Por Henrique Carneiro
Quando eu era criança, o mapa do mundo aparecia com dois grandes países que não tinham nomes, mas acrônimos: os EUA e a URSS. Eu achava que por serem tão grandes e tão poderosos eram chamados por aquelas estranhas siglas. As regiões misteriosas do extremo norte se confundiam com aquelas palavras estranhas que formavam uma união de repúblicas socialistas soviéticas.
A URSS não foi apenas um novo fenômeno político, mas representou uma fronteira para a nossa imaginação. Meu primeiro passaporte na década de 1970 proibia explicitamente de se viajar para lá (e também à China, ao Leste Europeu, à Cuba, Coréia do Norte e Yêmen!).
Mesmo que já se soubesse do caráter ditatorial e genocida do regime stalinista, o que foi reconhecido pelo próprio partido após o relatório Khrushev, de 1956, o massacre no mesmo ano da rebelião húngara foi a prova de que a desestalinização era apenas de fachada. A URSS era uma ditadura e um “cárcere dos povos”. Mais tarde, a invasão do Afeganistão mostrou que o império soviético decadente ainda se lançava em aventuras neocoloniais.
Sua existência suscitava também o maior terror da minha época de infância e de juventude: o medo da guerra nuclear. O mundo bi-polar e a corrida armamentista eram a ordem mundial que nos assombrava.
Mas, a URSS ainda era o produto da revolução de Outubro e, apesar dos acordos de Stálin com Hitler, foram os seus povos que deram o maior sacrifício na derrota do nazismo e, assim, a ela coube levantar a bandeira vermelha sobre os escombros de Berlim.

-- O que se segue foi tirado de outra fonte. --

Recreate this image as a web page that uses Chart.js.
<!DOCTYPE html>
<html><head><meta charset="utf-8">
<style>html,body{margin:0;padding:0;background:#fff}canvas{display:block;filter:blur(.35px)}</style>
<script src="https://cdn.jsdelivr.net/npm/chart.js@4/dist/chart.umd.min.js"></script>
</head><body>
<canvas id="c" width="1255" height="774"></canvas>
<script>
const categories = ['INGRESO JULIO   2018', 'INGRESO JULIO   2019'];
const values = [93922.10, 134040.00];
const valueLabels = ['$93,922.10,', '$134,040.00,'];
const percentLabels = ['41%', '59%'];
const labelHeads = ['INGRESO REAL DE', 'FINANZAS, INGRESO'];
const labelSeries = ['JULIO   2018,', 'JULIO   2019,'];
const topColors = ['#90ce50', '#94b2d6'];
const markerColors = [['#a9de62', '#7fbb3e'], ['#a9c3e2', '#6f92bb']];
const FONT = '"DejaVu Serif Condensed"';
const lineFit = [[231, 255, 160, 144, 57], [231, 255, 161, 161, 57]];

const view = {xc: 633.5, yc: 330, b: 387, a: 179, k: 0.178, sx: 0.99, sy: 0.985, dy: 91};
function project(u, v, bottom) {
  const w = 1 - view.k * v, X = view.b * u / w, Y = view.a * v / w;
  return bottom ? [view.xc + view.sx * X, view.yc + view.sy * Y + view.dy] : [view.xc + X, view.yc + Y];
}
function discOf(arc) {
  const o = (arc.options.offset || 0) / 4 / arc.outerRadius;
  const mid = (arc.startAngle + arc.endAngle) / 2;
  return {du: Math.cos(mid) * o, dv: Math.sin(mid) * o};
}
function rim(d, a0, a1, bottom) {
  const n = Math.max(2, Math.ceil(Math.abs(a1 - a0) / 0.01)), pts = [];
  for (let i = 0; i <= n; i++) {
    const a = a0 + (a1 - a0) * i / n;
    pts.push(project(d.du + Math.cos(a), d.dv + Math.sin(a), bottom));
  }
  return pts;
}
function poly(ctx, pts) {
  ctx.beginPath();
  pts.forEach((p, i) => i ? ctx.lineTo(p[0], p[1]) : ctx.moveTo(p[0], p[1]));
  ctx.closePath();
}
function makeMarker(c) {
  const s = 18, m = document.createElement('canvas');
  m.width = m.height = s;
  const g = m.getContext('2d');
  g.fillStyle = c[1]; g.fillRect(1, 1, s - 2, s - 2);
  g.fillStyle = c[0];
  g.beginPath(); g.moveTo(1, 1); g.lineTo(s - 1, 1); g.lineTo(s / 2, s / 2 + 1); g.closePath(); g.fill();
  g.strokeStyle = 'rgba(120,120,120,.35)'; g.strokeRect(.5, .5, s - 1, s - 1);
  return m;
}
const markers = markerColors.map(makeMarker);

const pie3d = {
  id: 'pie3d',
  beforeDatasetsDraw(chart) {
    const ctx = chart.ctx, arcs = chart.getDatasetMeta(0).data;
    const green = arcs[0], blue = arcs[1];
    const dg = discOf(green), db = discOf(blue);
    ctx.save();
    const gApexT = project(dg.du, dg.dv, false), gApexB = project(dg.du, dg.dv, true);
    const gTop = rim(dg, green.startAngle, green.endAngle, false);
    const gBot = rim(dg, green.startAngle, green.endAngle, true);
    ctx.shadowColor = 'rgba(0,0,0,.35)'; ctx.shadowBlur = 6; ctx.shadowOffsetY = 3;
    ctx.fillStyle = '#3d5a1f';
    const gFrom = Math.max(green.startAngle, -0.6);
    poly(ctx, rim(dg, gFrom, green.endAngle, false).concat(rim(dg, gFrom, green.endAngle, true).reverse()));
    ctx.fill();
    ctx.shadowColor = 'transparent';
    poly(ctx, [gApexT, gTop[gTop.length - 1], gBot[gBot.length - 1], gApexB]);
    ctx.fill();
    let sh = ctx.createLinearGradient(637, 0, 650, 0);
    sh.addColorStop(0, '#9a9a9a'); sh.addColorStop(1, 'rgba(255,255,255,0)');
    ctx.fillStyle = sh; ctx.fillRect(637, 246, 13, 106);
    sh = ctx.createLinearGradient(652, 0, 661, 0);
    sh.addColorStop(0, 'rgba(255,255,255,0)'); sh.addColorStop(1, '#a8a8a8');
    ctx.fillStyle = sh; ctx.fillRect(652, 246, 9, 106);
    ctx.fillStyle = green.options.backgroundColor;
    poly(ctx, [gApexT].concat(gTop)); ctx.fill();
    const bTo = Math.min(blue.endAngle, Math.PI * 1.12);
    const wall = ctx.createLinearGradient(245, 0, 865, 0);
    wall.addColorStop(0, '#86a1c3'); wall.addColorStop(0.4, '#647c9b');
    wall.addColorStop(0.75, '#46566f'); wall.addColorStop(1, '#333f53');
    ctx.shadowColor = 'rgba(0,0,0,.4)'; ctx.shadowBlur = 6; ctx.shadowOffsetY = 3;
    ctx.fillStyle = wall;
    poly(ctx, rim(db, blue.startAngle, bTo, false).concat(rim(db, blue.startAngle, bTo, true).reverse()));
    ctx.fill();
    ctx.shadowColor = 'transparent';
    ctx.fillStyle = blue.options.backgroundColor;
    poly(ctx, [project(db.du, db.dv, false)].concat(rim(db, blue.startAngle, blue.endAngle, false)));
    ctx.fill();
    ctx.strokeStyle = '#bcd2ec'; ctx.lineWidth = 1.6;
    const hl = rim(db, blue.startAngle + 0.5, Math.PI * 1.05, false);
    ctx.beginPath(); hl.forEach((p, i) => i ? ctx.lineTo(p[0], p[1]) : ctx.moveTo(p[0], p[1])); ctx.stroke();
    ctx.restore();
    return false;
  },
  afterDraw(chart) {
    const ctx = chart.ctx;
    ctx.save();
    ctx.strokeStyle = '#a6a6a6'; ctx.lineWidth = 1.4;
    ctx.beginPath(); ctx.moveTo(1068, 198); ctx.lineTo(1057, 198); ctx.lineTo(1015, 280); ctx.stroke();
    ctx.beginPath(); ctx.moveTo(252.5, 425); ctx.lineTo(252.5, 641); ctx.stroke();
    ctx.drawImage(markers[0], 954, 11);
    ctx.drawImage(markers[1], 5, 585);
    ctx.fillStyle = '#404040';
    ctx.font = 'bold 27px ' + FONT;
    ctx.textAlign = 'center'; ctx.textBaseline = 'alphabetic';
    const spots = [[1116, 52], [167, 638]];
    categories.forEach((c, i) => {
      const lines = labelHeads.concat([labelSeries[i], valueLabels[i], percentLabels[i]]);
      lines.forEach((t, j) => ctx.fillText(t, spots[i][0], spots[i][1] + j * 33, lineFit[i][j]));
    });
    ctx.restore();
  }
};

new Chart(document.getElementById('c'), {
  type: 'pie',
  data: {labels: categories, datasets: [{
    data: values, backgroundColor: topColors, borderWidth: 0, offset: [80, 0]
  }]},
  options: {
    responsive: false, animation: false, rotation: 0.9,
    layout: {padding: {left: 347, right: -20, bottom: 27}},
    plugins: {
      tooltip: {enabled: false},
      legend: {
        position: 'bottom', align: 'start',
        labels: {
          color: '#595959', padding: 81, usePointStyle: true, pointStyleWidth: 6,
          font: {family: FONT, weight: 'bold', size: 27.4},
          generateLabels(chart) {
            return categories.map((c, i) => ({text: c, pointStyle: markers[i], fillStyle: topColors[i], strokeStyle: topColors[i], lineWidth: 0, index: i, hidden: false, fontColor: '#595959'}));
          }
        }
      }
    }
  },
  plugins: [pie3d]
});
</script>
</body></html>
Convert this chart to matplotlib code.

O colapso da URSS foi uma tragédia em câmara lenta. Começou com os massacres stalinistas da oposição, dos camponeses, do exército. Continuou com a desigualdade social e as relações com o capitalismo ocidental. Culminou, após sua dissolução oficial em 1992, já sob o governo independente da Rússia e dos demais 12 estados, com a “terapia de choque” do ministro Gaidar, de Yeltsin, imposta junto com o bombardeio do parlamento e, alguns meses depois, com o início da primeira guerra da Chechênia.
Em um ano se comemorará o centenário da revolução russa. Certamente, desta vez, o estado deve tomar as rédeas de uma data histórica, como já fez com os 70 anos da vitória sobre o nazismo, em 2015.
O atual estado russo, no entanto, é incapaz de reivindicar a herança revolucionária soviética e deverá querer reduzi-la à exaltação chauvinista grão-russa, com elementos nostálgicos monárquicos e devoção oficial diante do Patriarcado ortodoxo e do patriotismo militarista. Não haverá anticapitalismo oficial em Moscou no centenário de Outubro e não se mencionará as origens “comunistas” de boa parte dos dirigentes e milionários atuais.
O problema maior, no momento, é que a Rússia se encontra presente em duas guerras. Na Ucrânia, a situação permanece irresoluta, com as províncias rebeldes no leste do país e, nas últimas semanas, com tensões crescentes entre as frotas russa e ucraniana no Mar Negro, em torno da Criméia.
Na Síria, no entanto, é onde a Rússia mais se envolveu. Seus bombardeios passaram a utilizar bases na costa iraniana do Mar Cáspio e também passaram a lançar mísseis de barcos no Mediterrâneo. A batalha por Aleppo, em que a Rússia bombardeia junto com Assad os rebeldes que também combatem o Estado Islâmico, mostra que este último não é o seu principal inimigo.
São os curdos ao norte e os rebeldes de Aleppo as forças que realmente combatem o Estado Islâmico e, ao mesmo tempo, o governo Assad. E são estas as forças que tem recebido os piores ataques russos.
As terríveis fotos de crianças sendo retiradas de escombros cobertas de cinza, poeira e sangue são os emblemas da intervenção russa na Síria.
Se o espírito de 1917 de alguma forma ainda subsiste na alma russa, deverá ser num novo repúdio à guerra que poderá despertar alguma oposição à deriva atual do neoimperialismo russo. Já houve manifestações de dezenas de milhares contra o atual belicismo do governo russo. Resta observar se o aniversário do centenário da revolução de 1917, no ano que vem, dará lugar a uma apropriação chauvinista oficial ou se, de alguma maneira, poderá relembrar aos povos da grande Rússia as suas origens revolucionárias e despertá-los novamente na oposição à guerra.